It is simple to get a StorageStreamDownloader using the azure.storage.blob package:
from azure.storage.blob import BlobServiceClient
blob_service_client = BlobServiceClient.from_connection_string("my azure connection string")
container_client = blob_service_client.get_container_client("my azure container name")
blob_client = container_client.get_blob_client("my azure file name")
storage_stream_downloader = blob_client.download_blob()
and it is simple to process a file-like object, or more specifically, I think, a string-returning iterator (or the file path of the object) in the csv package:
import csv
from io import StringIO
 
csv_string = """col1, col2
a,b
c,d"""
with StringIO(csv_string) as csv_file:
  for row in csv.reader(csv_file):
    print(row) # or rather whatever I actually want to do on a row by row basis, e.g. ascertain that the file contains a row that meets a certain condition
What I'm struggling with is getting the streaming data from my StorageStreamDownloader into csv.reader() in such a way that I can process each line as it arrives rather than waiting for the whole file to download.

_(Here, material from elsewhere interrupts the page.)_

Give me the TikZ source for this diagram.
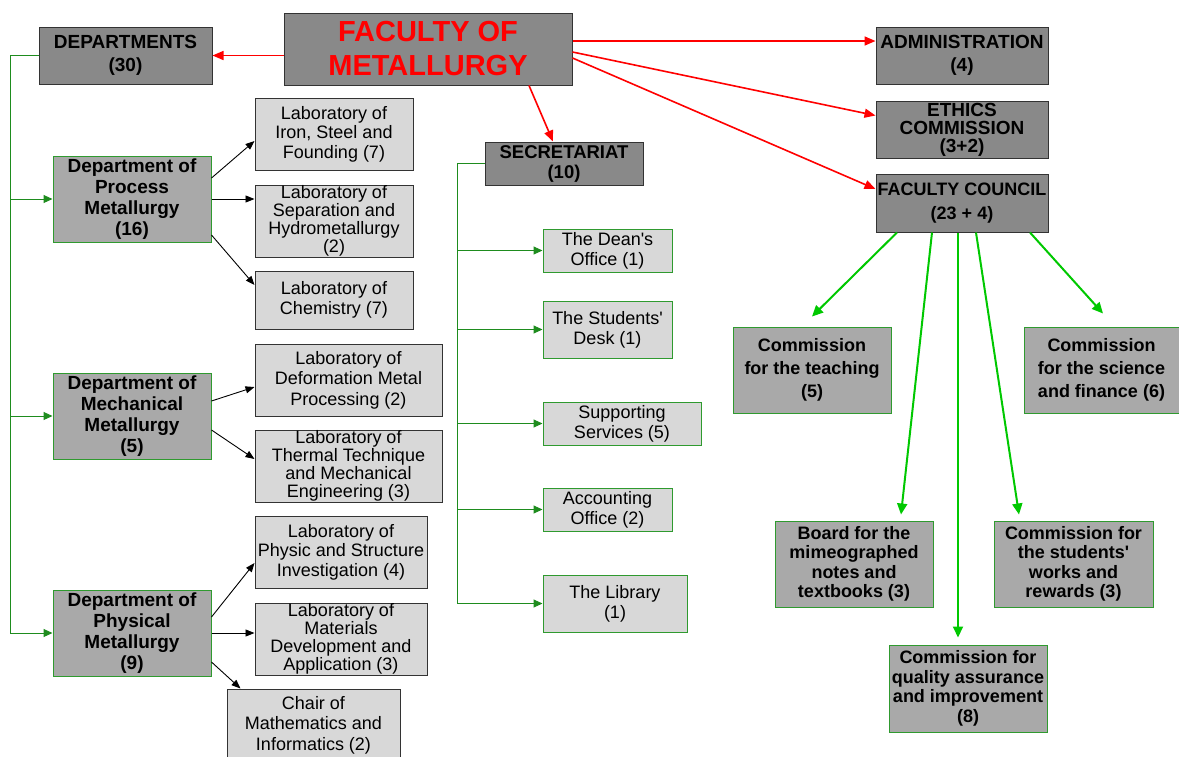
\documentclass[tikz,border=0pt]{standalone}
\usepackage{fontspec}
\setmainfont{Liberation Sans}
\usetikzlibrary{arrows.meta}
\definecolor{boxdark}{HTML}{898989}
\definecolor{boxmid}{HTML}{A9A9A9}
\definecolor{boxlight}{HTML}{D8D8D8}
\definecolor{edgegreen}{HTML}{2F9A2F}
\definecolor{treegreen}{HTML}{1E8C1E}
\definecolor{limegreen}{HTML}{00C800}
\begin{document}
\begin{tikzpicture}[x=1pt, y=-1pt,
  topbox/.style={draw=black!80, line width=1pt, fill=boxdark, align=center, inner sep=0pt, font=\bfseries\fontsize{19}{23.5}\selectfont},
  deptbox/.style={draw=edgegreen, line width=1pt, fill=boxmid, align=center, inner sep=0pt, minimum width=158pt, minimum height=86pt, font=\bfseries\fontsize{19}{21}\selectfont},
  labbox/.style={draw=black!80, line width=1pt, fill=boxlight, align=center, inner sep=0pt, font=\fontsize{18}{19.5}\selectfont},
  officebox/.style={draw=edgegreen, line width=1pt, fill=boxlight, align=center, inner sep=0pt, font=\fontsize{18}{20}\selectfont},
  commbox/.style={draw=edgegreen, line width=1pt, fill=boxmid, align=center, inner sep=0pt, minimum height=86pt, font=\bfseries\fontsize{18}{19.5}\selectfont},
  redarrow/.style={draw=red, line width=1.6pt, -{Triangle[length=11pt, width=9pt]}},
  treeline/.style={draw=treegreen, line width=1pt},
  treearrow/.style={draw=treegreen, line width=1pt, -{Triangle[length=9pt, width=8pt]}},
  blackarrow/.style={draw=black, line width=0.9pt, -{Triangle[length=9pt, width=7pt]}},
  limearrow/.style={draw=limegreen, line width=2pt, -{Triangle[length=11pt, width=10pt]}}]
\useasboundingbox (0,0) rectangle (1179,756);

\node[topbox, minimum width=288pt, minimum height=72pt, text=red, font=\bfseries\fontsize{29}{34}\selectfont] (faculty) at (428,49) {FACULTY OF\\METALLURGY};
\node[topbox, minimum width=173pt, minimum height=57pt] (departments) at (125.5,55.5) {DEPARTMENTS\\(30)};
\node[topbox, minimum width=172pt, minimum height=57pt] (admin) at (962,55.5) {ADMINISTRATION\\(4)};
\node[topbox, minimum width=172pt, minimum height=57pt, font=\bfseries\fontsize{19}{18}\selectfont] (ethics) at (962,129.5) {ETHICS\\COMMISSION\\(3+2)};
\node[topbox, minimum width=172pt, minimum height=58pt, font=\bfseries\fontsize{18}{23.5}\selectfont] (council) at (962,203) {FACULTY COUNCIL\\(23 + 4)};
\node[topbox, minimum width=158pt, minimum height=43pt, font=\bfseries\fontsize{18.5}{20}\selectfont] (secretariat) at (564,163.5) {SECRETARIAT\\(10)};

\node[deptbox] (process) at (132,199) {Department of\\Process\\Metallurgy\\(16)};
\node[deptbox] (mechanical) at (132,416) {Department of\\Mechanical\\Metallurgy\\(5)};
\node[deptbox] (physical) at (132,633) {Department of\\Physical\\Metallurgy\\(9)};

\node[labbox, minimum width=158pt, minimum height=72pt] (labiron) at (334,134) {Laboratory of\\Iron, Steel and\\Founding (7)};
\node[labbox, minimum width=158pt, minimum height=72pt, font=\fontsize{18}{18}\selectfont] (labsep) at (334,221) {Laboratory of\\Separation and\\Hydrometallurgy\\(2)};
\node[labbox, minimum width=158pt, minimum height=58pt, font=\fontsize{18}{20.5}\selectfont] (labchem) at (334,300) {Laboratory of\\Chemistry (7)};
\node[labbox, minimum width=187pt, minimum height=72pt, font=\fontsize{18}{20.5}\selectfont] (labdef) at (348.5,380) {Laboratory of\\Deformation Metal\\Processing (2)};
\node[labbox, minimum width=187pt, minimum height=72pt, font=\fontsize{18}{18}\selectfont] (labtherm) at (348.5,466) {Laboratory of\\Thermal Technique\\and Mechanical\\Engineering (3)};
\node[labbox, minimum width=172pt, minimum height=72pt] (labphys) at (341,552) {Laboratory of\\Physic and Structure\\Investigation (4)};
\node[labbox, minimum width=172pt, minimum height=72pt, font=\fontsize{18}{18}\selectfont] (labmat) at (341,639) {Laboratory of\\Materials\\Development and\\Application (3)};
\node[labbox, minimum width=173pt, minimum height=72pt, font=\fontsize{18}{20.5}\selectfont] (chair) at (313.5,725) {Chair of\\Mathematics and\\Informatics (2)};

\node[officebox, minimum width=129pt, minimum height=43pt] (dean) at (607.5,250.5) {The Dean\textquotesingle s\\Office (1)};
\node[officebox, minimum width=129pt, minimum height=57pt] (desk) at (607.5,329.5) {The Students\textquotesingle\\Desk (1)};
\node[officebox, minimum width=158pt, minimum height=43pt] (support) at (622,423.5) {Supporting\\Services (5)};
\node[officebox, minimum width=129pt, minimum height=43pt] (accounting) at (607.5,509.5) {Accounting\\Office (2)};
\node[officebox, minimum width=144pt, minimum height=57pt] (library) at (615,603.5) {The Library\\(1)};

\node[commbox, minimum width=158pt, font=\bfseries\fontsize{18}{23}\selectfont] (commteach) at (812,370) {Commission\\for the teaching\\(5)};
\node[commbox, minimum width=155pt, font=\bfseries\fontsize{18}{23}\selectfont] (commsci) at (1101.5,370) {Commission\\for the science\\and finance (6)};
\node[commbox, minimum width=158pt] (board) at (854,564) {Board for the\\mimeographed\\notes and\\textbooks (3)};
\node[commbox, minimum width=159pt] (commstud) at (1073.5,564) {Commission for\\the students\textquotesingle\\works and\\rewards (3)};
\node[commbox, minimum width=158pt, minimum height=87pt] (commqual) at (968,688.5) {Commission for\\quality assurance\\and improvement\\(8)};

\draw[redarrow] (faculty.west |- departments.east) -- (departments.east);
\draw[redarrow] ([yshift=8pt]faculty.east) -- ([yshift=8pt]faculty.east -| admin.west);
\draw[redarrow] ([yshift=-3pt]faculty.east) -- ([yshift=14pt]ethics.west);
\draw[redarrow] ([yshift=-9pt]faculty.east) -- ([yshift=14pt]council.west);
\draw[redarrow] ([xshift=101pt]faculty.south) -- ([xshift=-11pt]secretariat.north);

\coordinate (dtrunk) at (10,55.5);
\draw[treeline] (departments.west) -| (dtrunk |- physical.west);
\foreach \d in {process, mechanical, physical}
  \draw[treearrow] (dtrunk |- \d.west) -- (\d.west);

\coordinate (strunk) at (457,163.5);
\draw[treeline] (secretariat.west) -| (strunk |- library.west);
\foreach \o in {dean, desk, support, accounting, library}
  \draw[treearrow] (strunk |- \o.west) -- (\o.west);

\draw[blackarrow] ([yshift=21pt]process.east) -- ([yshift=-7pt]labiron.west);
\draw[blackarrow] (process.east) -- (process.east -| labsep.west);
\draw[blackarrow] ([yshift=-36pt]process.east) -- ([yshift=15pt]labchem.west);
\draw[blackarrow] ([yshift=15pt]mechanical.east) -- ([yshift=-7pt]labdef.west);
\draw[blackarrow] ([yshift=-14pt]mechanical.east) -- ([yshift=7pt]labtherm.west);
\draw[blackarrow] ([yshift=16pt]physical.east) -- ([yshift=-11pt]labphys.west);
\draw[blackarrow] (physical.east) -- (physical.east -| labmat.west);
\draw[blackarrow] ([yshift=-29pt]physical.east) -- ([xshift=-73pt]chair.north);

\draw[limearrow] ([xshift=-65pt]council.south) -- ([yshift=10pt]commteach.north);
\draw[limearrow] ([xshift=-30pt]council.south) -- ([xshift=47pt,yshift=6pt]board.north);
\draw[limearrow] ([xshift=-4pt]council.south) -- ([xshift=-10pt,yshift=7pt]commqual.north);
\draw[limearrow] ([xshift=14pt]council.south) -- ([xshift=-54.5pt,yshift=6pt]commstud.north);
\draw[limearrow] ([xshift=68pt]council.south) -- ([xshift=1.5pt,yshift=13pt]commsci.north);
\end{tikzpicture}
\end{document}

The Microsoft docs strike me as a little underwritten by their standards (the chunks() method has no annotation?) but I see there is a readinto() method for reading into a stream.  I have tried reading into a BytesIO stream but cannot work out how to get the data out into csv.reader() without just outputting the buffer to a new file and reading that file.  This all strikes me as a thing that should be doable but I'm probably missing something obvious conceptually, perhaps to do with itertools or asyncio, or perhaps I'm just using the wrong csv tool for my needs?